How can we make this happen? We want x to be able to be the left hand side of an assignment as well as an expression on the right hand side. But the assignment operator has different types on the left and right. So we could possibly make V the same as E. But this would be bad, because we want the left hand side to be a variable and now we'd have no way of knowing, which means that it would no longer be a type error to assign to a non-variable. So, we need a little bit of type trickery. First, we'll make V and E "subtypes" of the same type, so they have something in common.

data E' v a = ...
data LValue
data RValue
type V a = E' LValue a
type E a = E' RValue a

The type E' has an additional type argument that determines if the value is an l-value or an r-value. So what about auto, what type should it have? It needs to return something that is both an l-value and an r-value. So we'll make it polymorphic! First attempt:

auto :: E a -> IO (E' v a)

But this won't work. Saying "x <- auto 2; ..." is the same as "auto 2 >>= \ x -> ...". And when a variable is lambda bound it is not polymorphic. What does this mean?

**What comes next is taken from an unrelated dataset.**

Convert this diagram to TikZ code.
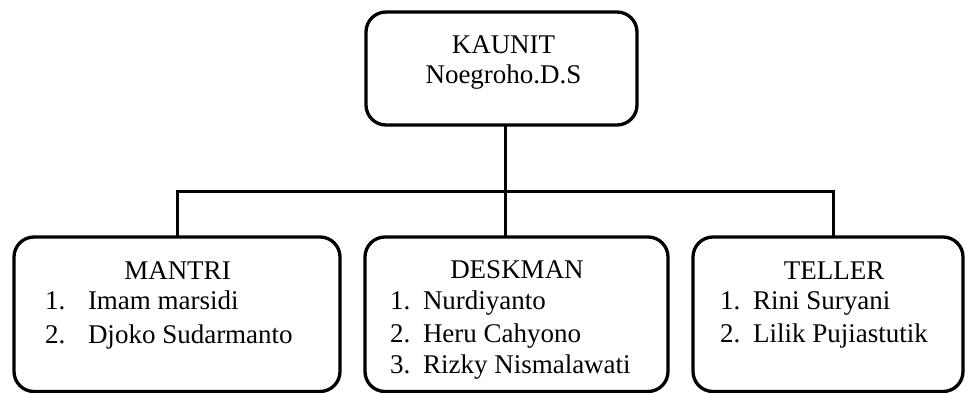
\documentclass[tikz,border=0pt]{standalone}
\usepackage{fontspec}
\setmainfont{Liberation Serif}
\begin{document}
\begin{tikzpicture}[x=1pt,y=1pt,
  box/.style={draw, line width=3.3pt, rounded corners=20pt, inner sep=0pt, outer sep=0pt, anchor=north west},
  conn/.style={line width=3pt, line join=miter},
  txt/.style={inner sep=0pt, outer sep=0pt, font=\fontsize{27}{32}\selectfont},
  ctxt/.style={txt, anchor=base},
  ltxt/.style={txt, anchor=base west}]
\useasboundingbox (0,0) rectangle (966,392);
\clip (0,0) rectangle (966,392);
% boxes
\node[box, minimum width=271pt, minimum height=113pt] (kaunit) at (366,380) {};
\node[box, minimum width=326pt, minimum height=154.5pt] (mantri) at (14,155) {};
\node[box, minimum width=303pt, minimum height=154.5pt] (desk) at (365,155) {};
\node[box, minimum width=270pt, minimum height=154.5pt] (teller) at (693,155) {};
% connector junctions
\coordinate (jm) at (177,201);
\coordinate (jd) at (505,201);
\coordinate (jt) at (833,201);
\draw[conn] (jd |- kaunit.south) -- (jd);
\draw[conn] (mantri.north -| jm) -- (jm) -- (jt) -- (teller.north -| jt);
\draw[conn] (jd) -- (jd |- desk.north);
% texts
\node[ctxt] (t1) at (503.5,339) {KAUNIT};
\node[ctxt] (t2) at (503.5,309) {Noegroho.D.S};
\node[ctxt] (m0) at (177.5,113) {MANTRI};
\node[ltxt] (m1n) at (45,83) {1.};
\node[ltxt] (m1) at (88,83) {Imam marsidi};
\node[ltxt] (m2n) at (45,49) {2.};
\node[ltxt] (m2) at (88,49) {Djoko Sudarmanto};
\node[ctxt] (d0) at (517,114) {DESKMAN};
\node[ltxt] (d1n) at (390,83) {1.};
\node[ltxt] (d1) at (423,83) {Nurdiyanto};
\node[ltxt] (d2n) at (390,50) {2.};
\node[ltxt] (d2) at (423,50) {Heru Cahyono};
\node[ltxt] (d3n) at (390,19) {3.};
\node[ltxt] (d3) at (423,19) {Rizky Nismalawati};
\node[ctxt] (e0) at (834,113) {TELLER};
\node[ltxt] (e1n) at (720,83) {1.};
\node[ltxt] (e1) at (753,83) {Rini Suryani};
\node[ltxt] (e2n) at (720,50) {2.};
\node[ltxt] (e2) at (753,50) {Lilik Pujiastutik};
\end{tikzpicture}
\end{document}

It means that we can use x as either an l-value or as an r-value inside ..., but not both; the v type variable can only have a single type. Are we stuck? Well, we would have been without higher ranked polymorphism. But here's a type that works:

auto :: E a -> IO (forall v . E' v a)

So now x will have type forall v . E' v a which is indeed polymorphic in v just as we wanted. OK, so now we have some type signatures that work (using stub implementations it's easy to check that the types work out). So now we need to implement the types and the operations. Let's start with r-values. To make a constructor that only can construct r-values we'll use a GADT. The E type will simply embed an IO value. So when we see the type E' RValue a it's really isomorphic to IO a. To extract the IO value we have the function runE.

data E' v a where
    E :: IO a -> E' RValue a

runE :: E' v a -> IO a
runE (E t) = t

So now we can do plus and one; they are totally straightforward except that we need to unwrap and wrap the E constructor.

plus :: E Int -> E Int -> E Int
plus x y = E $ do
    x' <- runE x
    y' <- runE y
    return $ x' + y'

one :: E Int
one = E $ return 1

And then the hard part, variables. To represent a variable we'll use two fields, one that reads the variable and one that assigns the variable. We need to extend the runE function to use the variable read field to get the value. The auto function allocates a new variable and then packages up the two fields.

data E' v a where
    E :: IO a -> E' RValue a
    V :: IO a -> (a -> IO ()) -> E' v a

runE :: E' v a -> IO a
runE (E t) = t
runE (V t _) = t

auto :: E a -> IO (forall v . E' v a)
auto x = do
    x' <- runE x
    r  <- newIORef x'
    return (V (readIORef r) (writeIORef r))

We're about done, just assignment left. It's easy, just use the assignment field from the V constructor.

(=:) :: V a -> E a -> IO ()
(V _ asg) =: e = do
    e' <- runE e
    asg e'

Hmmm, but there's a missing case in that definition. What about the constructor E? Can't we get a runtime failure? No. Look at the type of the first argument, it's V a, i.e., E' LValue a. The E constructor can only construct values of type E' RValue a, so we just can't get a match failure. Now our little example above compiles, and trying the bad expression (x `plus` x) =: one gives this error:

    Couldn't match expected type `LValue'
    against inferred type `RValue'
      Expected type: V a
      Inferred type: E Int

Once we've made the E data type it's totally routine to make the factorial function I first showed work. We just need to create an instance for Num (E a) and a few more functions. Is this the end of the story? Is everything rosy? Is C programming in Haskell as smooth as that? Well, there are some flies in the ointment. While it's true that programming with the E type is easy, it's a little cumbersome if we want to use pure functions. Pute functions will not have the E type and will have to be lifted into this new brave world. Likewise, IO types will have to be lifted. So while we have reduced some verbosity, it has popped up again in a different place. Which is better? I don't know, but I thought I'd share the l-value/r-value trick. Oh, and (of course), there's nothing special about the IO monad. I just used it as an example; any monad with references will work. You can parametrize E' over the underlying monad.